WHAT TO DO:
Figure out how many lines of the material below contain the word "this". Answer with the number only.

____

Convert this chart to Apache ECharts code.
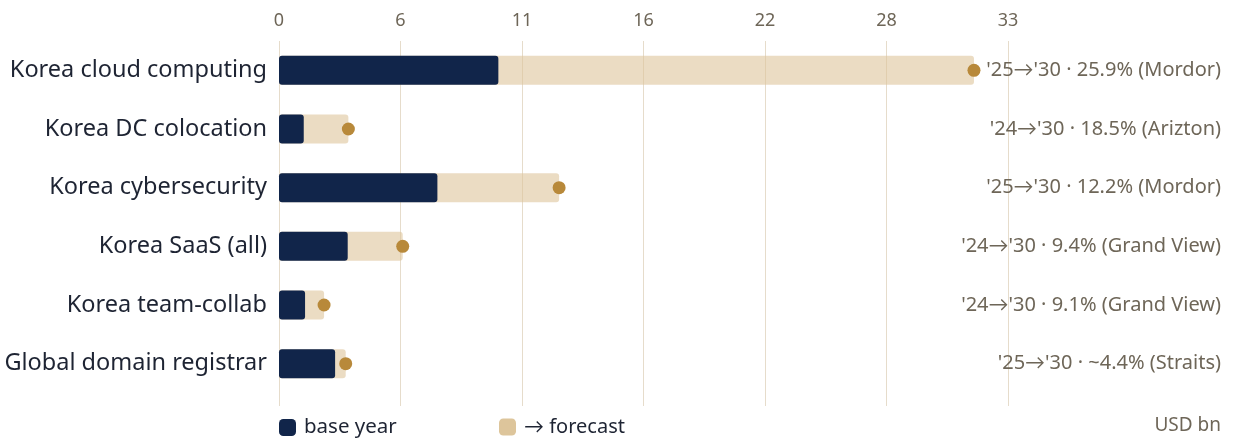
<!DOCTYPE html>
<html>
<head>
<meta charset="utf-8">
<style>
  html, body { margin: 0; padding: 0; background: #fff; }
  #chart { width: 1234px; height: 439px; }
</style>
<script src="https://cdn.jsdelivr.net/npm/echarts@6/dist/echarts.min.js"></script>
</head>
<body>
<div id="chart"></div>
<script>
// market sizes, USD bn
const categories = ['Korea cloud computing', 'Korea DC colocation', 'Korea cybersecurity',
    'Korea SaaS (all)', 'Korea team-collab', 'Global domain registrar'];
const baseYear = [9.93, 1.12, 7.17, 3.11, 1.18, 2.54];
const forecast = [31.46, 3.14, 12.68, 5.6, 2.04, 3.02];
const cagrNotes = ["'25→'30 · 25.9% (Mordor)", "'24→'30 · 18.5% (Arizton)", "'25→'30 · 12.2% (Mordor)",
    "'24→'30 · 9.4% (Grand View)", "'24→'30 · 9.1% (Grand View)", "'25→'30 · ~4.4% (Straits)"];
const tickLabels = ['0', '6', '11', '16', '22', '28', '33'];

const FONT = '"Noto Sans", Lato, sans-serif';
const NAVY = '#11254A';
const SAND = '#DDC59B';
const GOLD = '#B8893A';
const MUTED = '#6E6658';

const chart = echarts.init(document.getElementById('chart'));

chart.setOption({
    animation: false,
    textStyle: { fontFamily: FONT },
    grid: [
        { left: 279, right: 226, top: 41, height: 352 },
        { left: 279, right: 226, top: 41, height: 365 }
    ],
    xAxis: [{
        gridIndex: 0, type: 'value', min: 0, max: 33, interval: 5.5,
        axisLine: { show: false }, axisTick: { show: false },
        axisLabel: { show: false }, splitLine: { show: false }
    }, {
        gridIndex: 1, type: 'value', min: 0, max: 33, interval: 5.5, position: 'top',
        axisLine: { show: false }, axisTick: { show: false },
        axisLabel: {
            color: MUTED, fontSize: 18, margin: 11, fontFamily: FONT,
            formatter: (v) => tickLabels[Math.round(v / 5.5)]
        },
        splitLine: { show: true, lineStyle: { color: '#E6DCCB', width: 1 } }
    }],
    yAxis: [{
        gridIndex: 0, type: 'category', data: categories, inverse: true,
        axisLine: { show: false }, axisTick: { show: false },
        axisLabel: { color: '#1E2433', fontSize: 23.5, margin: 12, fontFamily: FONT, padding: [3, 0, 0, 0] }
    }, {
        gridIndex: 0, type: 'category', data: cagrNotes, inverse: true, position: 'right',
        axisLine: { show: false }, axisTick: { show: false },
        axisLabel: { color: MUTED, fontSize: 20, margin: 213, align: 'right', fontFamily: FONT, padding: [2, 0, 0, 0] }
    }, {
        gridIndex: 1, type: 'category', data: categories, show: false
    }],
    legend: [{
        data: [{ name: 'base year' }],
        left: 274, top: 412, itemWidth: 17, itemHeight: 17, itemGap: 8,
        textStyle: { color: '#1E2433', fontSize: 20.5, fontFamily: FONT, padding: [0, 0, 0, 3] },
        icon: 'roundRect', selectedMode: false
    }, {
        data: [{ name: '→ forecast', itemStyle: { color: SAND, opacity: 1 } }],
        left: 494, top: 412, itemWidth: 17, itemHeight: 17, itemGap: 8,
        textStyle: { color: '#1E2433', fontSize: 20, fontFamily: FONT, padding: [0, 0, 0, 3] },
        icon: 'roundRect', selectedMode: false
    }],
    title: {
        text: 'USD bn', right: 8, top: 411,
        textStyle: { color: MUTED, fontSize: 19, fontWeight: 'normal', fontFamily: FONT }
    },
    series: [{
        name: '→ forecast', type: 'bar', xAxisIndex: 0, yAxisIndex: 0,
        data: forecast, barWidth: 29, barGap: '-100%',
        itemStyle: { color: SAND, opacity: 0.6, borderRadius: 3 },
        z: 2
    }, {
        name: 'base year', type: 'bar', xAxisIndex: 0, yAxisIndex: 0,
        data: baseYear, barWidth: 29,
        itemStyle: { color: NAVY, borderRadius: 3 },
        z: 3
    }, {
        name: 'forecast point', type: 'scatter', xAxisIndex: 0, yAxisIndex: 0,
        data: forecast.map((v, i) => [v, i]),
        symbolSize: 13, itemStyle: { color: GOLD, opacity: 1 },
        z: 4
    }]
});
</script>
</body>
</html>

____

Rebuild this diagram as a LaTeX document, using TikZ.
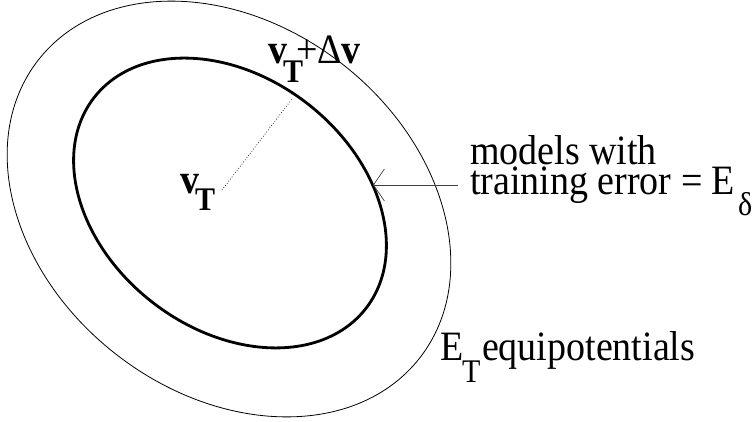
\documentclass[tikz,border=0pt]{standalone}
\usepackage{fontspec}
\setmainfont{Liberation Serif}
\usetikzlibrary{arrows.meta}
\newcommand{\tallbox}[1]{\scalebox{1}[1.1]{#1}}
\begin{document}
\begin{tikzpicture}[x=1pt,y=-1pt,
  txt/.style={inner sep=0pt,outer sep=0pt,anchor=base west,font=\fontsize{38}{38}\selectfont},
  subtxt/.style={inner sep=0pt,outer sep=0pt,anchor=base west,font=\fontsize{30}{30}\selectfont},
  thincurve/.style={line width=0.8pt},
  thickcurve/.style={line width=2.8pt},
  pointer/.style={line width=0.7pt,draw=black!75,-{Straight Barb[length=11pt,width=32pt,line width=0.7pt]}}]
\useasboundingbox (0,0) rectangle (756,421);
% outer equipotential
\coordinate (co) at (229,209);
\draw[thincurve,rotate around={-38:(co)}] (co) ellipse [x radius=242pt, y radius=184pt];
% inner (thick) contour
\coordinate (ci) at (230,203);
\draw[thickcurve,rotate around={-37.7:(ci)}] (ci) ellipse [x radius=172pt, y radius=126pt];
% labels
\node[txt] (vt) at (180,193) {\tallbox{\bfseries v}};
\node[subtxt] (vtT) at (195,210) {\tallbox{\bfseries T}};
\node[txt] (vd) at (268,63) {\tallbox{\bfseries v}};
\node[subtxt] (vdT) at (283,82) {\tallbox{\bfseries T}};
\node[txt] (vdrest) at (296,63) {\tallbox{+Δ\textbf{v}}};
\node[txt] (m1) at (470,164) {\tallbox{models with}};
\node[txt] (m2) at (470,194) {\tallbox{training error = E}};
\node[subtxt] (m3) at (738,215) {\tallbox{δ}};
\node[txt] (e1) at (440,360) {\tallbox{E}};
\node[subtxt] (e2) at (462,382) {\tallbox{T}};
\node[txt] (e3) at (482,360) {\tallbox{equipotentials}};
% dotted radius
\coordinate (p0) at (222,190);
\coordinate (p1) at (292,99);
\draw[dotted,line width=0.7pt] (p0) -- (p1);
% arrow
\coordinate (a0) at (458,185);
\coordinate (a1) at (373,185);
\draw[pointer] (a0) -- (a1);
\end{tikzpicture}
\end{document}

____

COMPLETE RESPONSE:
2